08
November
2019
|
12:00
Europe/Amsterdam

A unique opportunity

A. Lange & Söhne celebrates the fall of the Berlin Wall 30 years ago

A historic date – 9 November marks the 30th anniversary of the fall of the Berlin Wall. The Iron Curtain had previously divided Berlin and Germany into East and West for 28 years. The fall of the Wall not only paved the way to Germany’s reunification but also helped to revive Lange’s watchmaking tradition in Glashütte.

In 1845, inspired by the ambition to craft precise pocket watches, the Dresden watchmaker Ferdinand Adolph Lange established the first watch manufactory in Glashütte. A. Lange & Söhne timepieces quickly gained global acclaim. It was the start of a century-long success story that ended abruptly after the Second World War with the expropriation of the family-owned enterprise.

The turning point as a new beginning

The forced interruption resulting from the cold war and the division of Germany lasted 40 years until Ferdinand Adolph Lange’s great-grandson Walter Lange seized the historic opportunity – shortly after Germany was reunified – to revive his family’s tradition in its fourth generation. This was an emotional event for the 66-year-old trained watchmaker, who had stayed in touch with the people of his home town through annual trips to Glashütte and had never given up hope that his dream to continue the family heritage would come true one day.

In 2000 Walter Lange recalled the autumn of 1989: “One of the most important and likely most memorable days of my life was 9 November, the day on which the Wall fell down [...] I never dreamed that I would live to witness such scenes and later experience reunification.
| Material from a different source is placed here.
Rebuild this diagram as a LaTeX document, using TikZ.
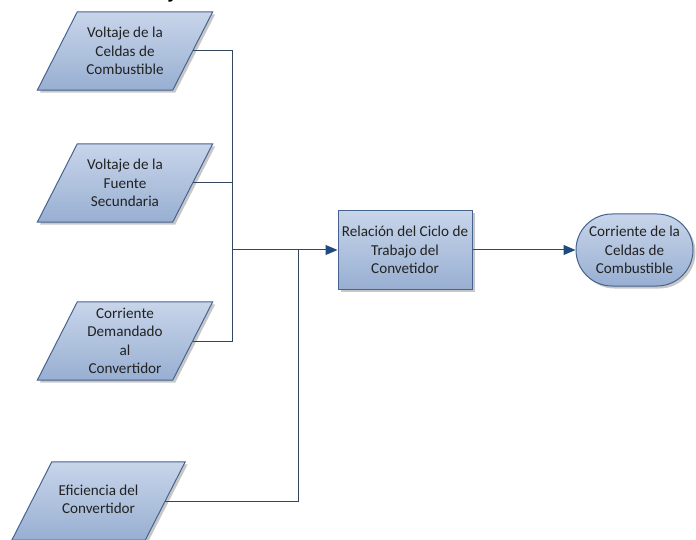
\documentclass[tikz,border=0pt]{standalone}
\usepackage{fontspec}
\setmainfont{Carlito}
\usetikzlibrary{arrows.meta,shadows,shapes.misc,backgrounds,calc}

\definecolor{shapeedge}{HTML}{46638F}
\definecolor{fillhi}{HTML}{C8D5EA}
\definecolor{filllo}{HTML}{98AFD2}
\definecolor{wirecol}{HTML}{34465C}
\definecolor{tipcol}{HTML}{1F4A7D}
\definecolor{txt}{HTML}{222222}

\tikzset{
  boxfont/.style={text=txt, font=\fontsize{15.2}{18.5}\selectfont, align=center},
  softshadow/.style={drop shadow={shadow xshift=2.5bp, shadow yshift=-2.5bp, opacity=0.22, fill=black}},
  bluefill/.style={draw=shapeedge, line width=1bp, top color=fillhi, bottom color=filllo, softshadow},
  inputtext/.style={boxfont, rectangle, inner sep=0pt, minimum width=135bp, minimum height=78bp},
  procbox/.style={boxfont, bluefill, rectangle, inner sep=0pt, minimum width=134bp, minimum height=79bp},
  endcap/.style={boxfont, bluefill, rounded rectangle, inner sep=0pt, minimum width=117bp, minimum height=72bp},
  wire/.style={draw=wirecol, line width=1bp},
  feed/.style={wire, -{Triangle[length=12bp, width=10bp, color=tipcol, fill=tipcol]}}
}

% slanted input/output box drawn behind a named text node
\newcommand{\slantbox}[1]{%
  \begin{pgfonlayer}{background}
    \path[bluefill] ($(#1.north west)+(20,0)$) -- ($(#1.north east)+(20,0)$)
      -- ($(#1.south east)+(-20,0)$) -- ($(#1.south west)+(-20,0)$) -- cycle;
  \end{pgfonlayer}}

\begin{document}
\begin{tikzpicture}[x=1bp, y=-1bp]
  \useasboundingbox (0,0) rectangle (696,540);

  % heading, cut by the top edge
  \begin{scope}
    \clip (0,0) rectangle (696,540);
    \node[anchor=base east, inner sep=0pt, font=\bfseries\fontsize{22}{22}\selectfont] (title) at (186,-1) {Control de Voltaje};
  \end{scope}

  % inputs
  \node[inputtext] (vcel) at (125,51)  {Voltaje de la\\Celdas de\\Combustible};
  \node[inputtext] (vsec) at (125,183) {Voltaje de la\\Fuente\\Secundaria};
  \node[inputtext] (idem) at (125,341) {Corriente\\Demandado\\al\\Convertidor};
  \node[inputtext, minimum width=133bp] (efic) at (98.5,501)
    {\raisebox{10bp}{\begin{tabular}{@{}c@{}}Eficiencia del\\Convertidor\end{tabular}}};
  \slantbox{vcel}
  \slantbox{vsec}
  \slantbox{idem}
  \slantbox{efic}

  % process and result
  \node[procbox] (ciclo) at (405,250) {Relación del Ciclo de\\Trabajo del\\Convetidor};
  \node[endcap] (icel) at (634.5,250) {Corriente de la\\Celdas de\\Combustible};

  % junctions
  \coordinate (busA) at (232,250);
  \coordinate (busB) at (298,250);

  \draw[wire] (vcel.east) -| (busA);
  \draw[wire] (vsec.east) -| (busA);
  \draw[wire] (idem.east) -| (busA);
  \draw[wire] (efic.east) -| (busB);
  \draw[feed] (busA) -- (ciclo.west);
  \draw[feed] (ciclo.east) -- (icel.west);
\end{tikzpicture}
\end{document}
My thoughts immediately turned to the people of my home town Glashütte.”

Precisely 145 years after his great-grandfather started the business, Walter Lange’s long-nurtured dream finally came true: he re-registered the brand on 7 December 1990. Walter Lange described his feelings in his biography: “Of course, when we began in 1989, I had no other goal in mind than to revive the grand tradition of A. Lange & Söhne in Glashütte. But I was also just as concerned for the people of Glashütte who participate in this tradition and who deserve an intact and competitive watch industry that can offer them work and a livelihood.”

On 24 October 1994, after four years of intensive development work, Walter Lange and his business partner Günter Blümlein acquainted the world with the first four models of the new era, among them the LANGE 1, at the Dresden Royal Palace. With the combination of traditional watchmaking artistry and technical innovations, the collection defined new standards and marked the beginning of a new era.

Today, in Lange boutiques around the world, a small piece of the Berlin Wall – a part of the “Experience Library” – recalls the historic event that paved the way for the revival of A. Lange & Söhne.